Almost one in three people in Hong Kong are unhappy with society, with those aged 20 to 24 being the most dissatisfied, according to a survey by a local think tank.
The findings by the Hong Kong Ideas Centre were released before the government is due to unveil its political reform proposals to the Legislative Council later this month. The centre surveyed 1,505 people aged between 15 and 39, with up to 30 per cent saying they are dissatisfied with society.
Of the respondents aged 20 to 24, 42.7 per cent said society needs to change. This age group played a key role in last year's Occupy Central movement, which called for greater democracy.
Although more than 80 per cent of the respondents agreed that it is a civil responsibility to obey the law, 38 per cent said they supported civil disobedience in the pursuit of justice. This number rose to 47 per cent for 20- to 24-year-olds.
When asked about Occupy Central, 38 per cent supported it and 30 per cent were against it.
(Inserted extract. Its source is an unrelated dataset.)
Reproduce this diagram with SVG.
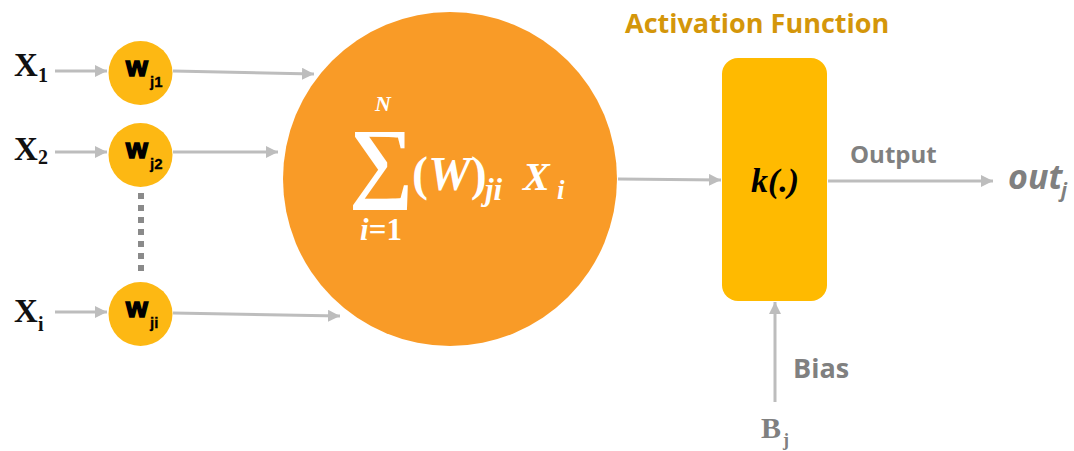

Some 25 per cent said they would join a new Occupy movement, with 40 per cent saying they weren't sure.
"The survey shows the increasing level of political awareness among the younger generation," said student leader, Joshua Wong Chi-fung. "If pan-democrats change their stance in next week's vote on political reform, they will lose the support and confidence of this group."
But most young people responding to the survey cited housing, not politics, as their main area of grievance.
Thirty-eight per cent of respondents aren't happy with soaring rents and housing prices, and 28 per cent think the city needs more public housing.